# astronomy



## reel thing (Jul 1, 2010)

Does anyone on here do amateur astronomy? anyone have a nice telescope. Not a department store kind but a celestron or mead telescope?


----------



## jharrigan07 (Mar 25, 2011)

I've got most of a 12.5" telescope built. I just never finished the base. I gave away all of my eyepieces and my smaller scope. If you are interested in finishing it, just let me know.

James


----------



## SwampRat (Jul 30, 2004)

A set of Celestron (?) binoculars and a cool tri-pod stand will get you some surprising results.


----------



## Jerry-rigged (May 21, 2004)

I've got a 10" Coulter, and a few smaller ones...

Jharrigan07 -What were you building? a dob? What mirror do you have?


----------



## Tortuga (May 21, 2004)

I've always been interested in it...but a lifetime spent living inside the loop in Houston pretty much wiped out that dream....


----------



## acoastalbender (Jul 16, 2011)

Tortuga said:


> I've always been interested in it...but a lifetime spent living inside the loop in Houston pretty much wiped out that dream....


My son was 6 when we lived off memorial between gessner & west belt (80's) and he was interested in the night sky. So I found a place in Stafford that sold kits and bought one, ($175ish) put it together and had a great time with son. It was just a 4.5in. newtonian on a simple dobsonian mount but we were able to see double stars and Saturn and Jupiter from our front walk ... conditions permitting. One time when we were out a woman who lived nearby walked past and stopped to admire what I was doing for my son and asked what we were looking at ... I told her Saturn and did she want a look?

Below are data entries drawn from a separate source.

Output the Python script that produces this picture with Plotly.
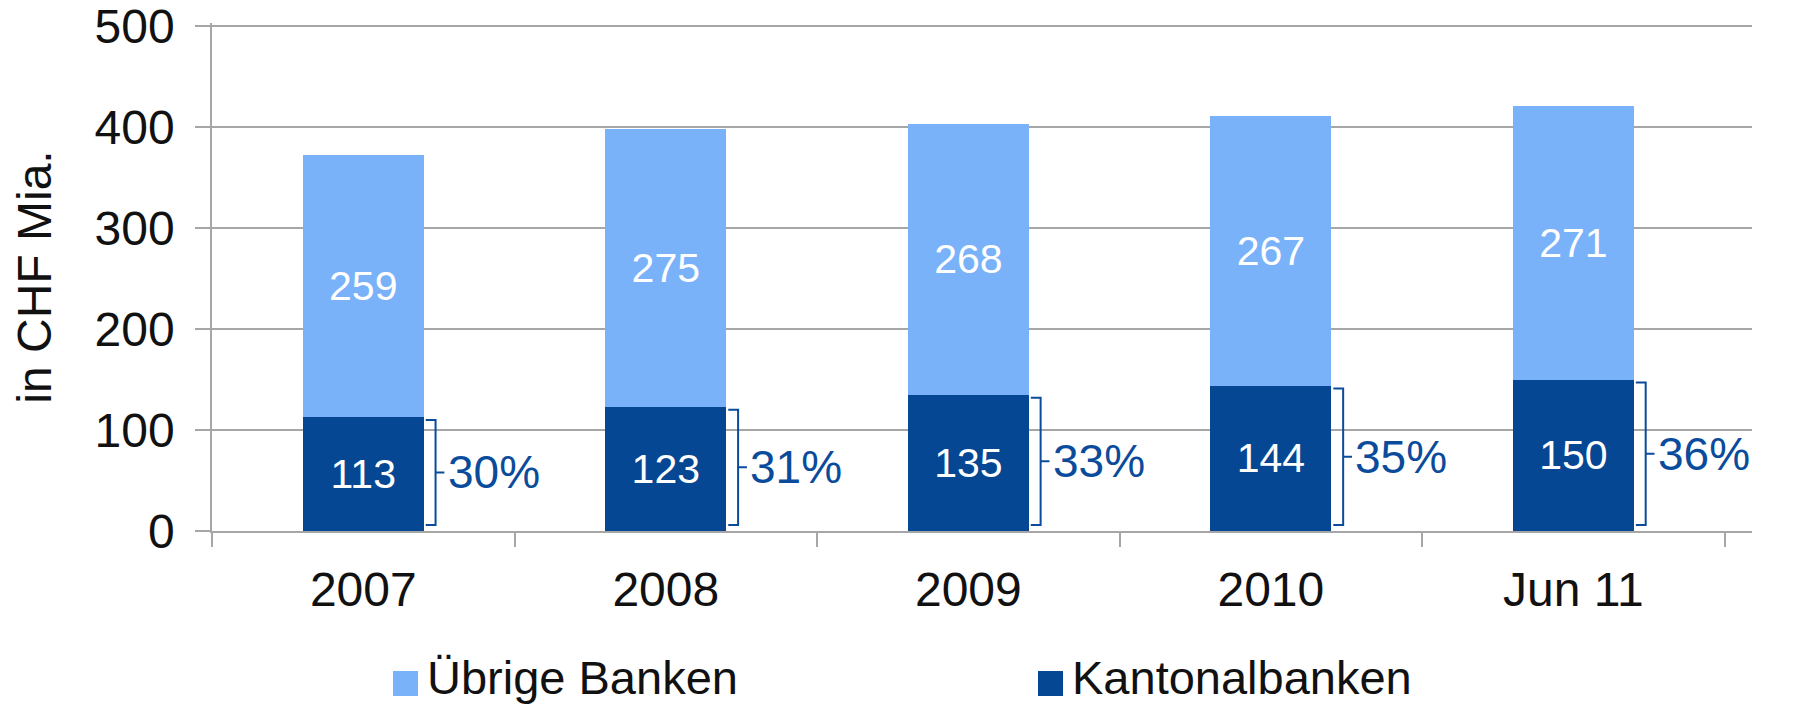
import plotly.graph_objects as go

categories = ["2007", "2008", "2009", "2010", "Jun 11"]
kantonalbanken = [113, 123, 135, 144, 150]
uebrige_banken = [259, 275, 268, 267, 271]
share_labels = ["30%", "31%", "33%", "35%", "36%"]

DARK = "#064794"
LIGHT = "#7ab2f9"
PCT = "#0b4b9b"
FONT = "Liberation Sans, Arial, sans-serif"

# page body margin offsets the figure by 8px
OFF = 8
W, H = 1798 - OFF, 708 - OFF
ML, MR, MT, MB = 212 - OFF, 46, 23 - OFF, 177
PW, PH = W - ML - MR, H - MT - MB


def px_x(px):
    return (px - OFF - ML) / PW


def px_y(py):
    return (H - MB - (py - OFF)) / PH


fig = go.Figure()
fig.add_trace(go.Bar(
    x=categories, y=kantonalbanken, name="Kantonalbanken",
    marker=dict(color=DARK, line=dict(width=0)),
    text=[str(v) for v in kantonalbanken], textposition="inside",
    insidetextanchor="middle", textangle=0,
    textfont=dict(color="white", size=41, family=FONT),
    showlegend=False,
))
fig.add_trace(go.Bar(
    x=categories, y=uebrige_banken, name="Übrige Banken",
    marker=dict(color=LIGHT, line=dict(width=0)),
    text=[str(v) for v in uebrige_banken], textposition="inside",
    insidetextanchor="middle", textangle=0,
    textfont=dict(color="white", size=41, family=FONT),
    showlegend=False,
))

# brackets + share labels computed from the data
half = 0.2
cw = PW / len(categories)  # px per category
for i, (v, lab) in enumerate(zip(kantonalbanken, share_labels)):
    x0 = i + half + 2 / cw
    x1 = i + half + 12 / cw
    x2 = i + half + 21 / cw
    top = v - 3
    bot = 6
    mid = (top + bot) / 2
    fig.add_shape(type="path",
                  path=f"M {x0} {top} L {x1} {top} L {x1} {bot} L {x0} {bot} M {x1} {mid} L {x2} {mid}",
                  xref="x", yref="y", line=dict(color=PCT, width=2))
    fig.add_annotation(x=i + half + 22.5 / cw, y=mid, text=lab, showarrow=False,
                       xanchor="left", yanchor="middle", xref="x", yref="y",
                       font=dict(size=46, color=PCT, family=FONT))

# legend (drawn as squares + labels below the plot)
legend_items = [("Übrige Banken", LIGHT, 393), ("Kantonalbanken", DARK, 1038)]
for name, col, lx in legend_items:
    fig.add_shape(type="rect", xref="paper", yref="paper",
                  x0=px_x(lx), x1=px_x(lx + 25), y0=px_y(696), y1=px_y(671),
                  fillcolor=col, line=dict(width=0))
    fig.add_annotation(x=px_x(lx + 32), y=px_y(706), xref="paper", yref="paper",
                       text=name, showarrow=False, xanchor="left", yanchor="bottom",
                       font=dict(size=47, family=FONT, color="#111111"))

fig.update_layout(
    barmode="stack",
    bargap=0.6,
    width=W, height=H, autosize=False,
    margin=dict(l=ML, r=MR, t=MT, b=MB, autoexpand=False),
    plot_bgcolor="white", paper_bgcolor="white",
    font=dict(family=FONT, size=48, color="#111111"),
    showlegend=False,
    xaxis=dict(type="category", showline=True, linecolor="#a6a6a6", linewidth=1.5,
               ticks="outside", tickson="boundaries", ticklen=14, tickcolor="#a6a6a6",
               tickwidth=1.5, showgrid=False, tickfont=dict(size=48, family=FONT),
               ticklabelstandoff=16, automargin=False),
    yaxis=dict(range=[0, 503], tickvals=[0, 100, 200, 300, 400, 500], showline=True,
               linecolor="#a6a6a6", linewidth=1.5,
               ticks="outside", ticklen=15, tickcolor="#a6a6a6", tickwidth=1.5,
               showgrid=True, gridcolor="#a6a6a6", gridwidth=1.5,
               tickfont=dict(size=48, family=FONT), ticklabelstandoff=11, automargin=False,
               ticklabeloverflow="allow",
               title=dict(text="in CHF Mia.", font=dict(size=48, family=FONT), standoff=29)),
)

fig.write_html("out.html")
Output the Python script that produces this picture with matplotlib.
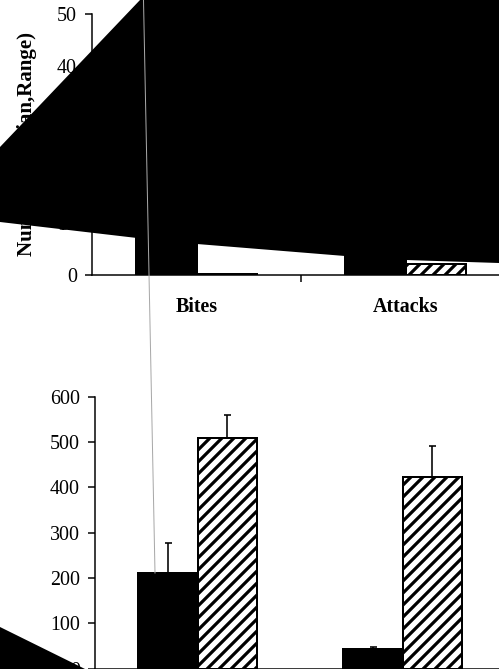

She accepted and once she made out the image didn't believe it, she thought it was some sort of trick and told me so ...  ... for all intents and purposes she seemed to be an intelligent and educated woman but she just couldn't believe a guy and his 6yo son on the sidewalk could find something so far away with such a simple devise ... I was just as disbelieving of her ignorance I guess ... life lesson for my son ...

.


----------



## THA (Jan 5, 2016)

I've got a Celestron C-8 that I've had since the late 1970's. still works and views great.


----------



## ten toes (Mar 13, 2010)

If you are interested, the Huntsville Amateur Astonomy Club meets in Riverside, Texas where they have an observatory with a 20" Schmidt-Cassegrain and many 8-inchers that are mostly used in the Undergraduate Physics Dept. at Sam Houston State University. If you are interested I can ask the head-honcho if I can put you in contact with him.......they are always interested in getting the public involved...


----------



## jboehm (May 2, 2009)

There is also http://www.hmns.org/george-observatory/


----------



## bjmillet (Apr 9, 2012)

If any of you guys are interested I've got a 10" f/5 mirror, secondary, spider and focuser for sale.


----------



## acoastalbender (Jul 16, 2011)

I remember a number of years ago (30?) a public park was built in I think Ft Bend co. called Bayou Bend and was initially opened with some sort of observatory and a 36in (?) telescope from some colledge in LA. Am I remembering right ... if so does it still exist ... ?

.


----------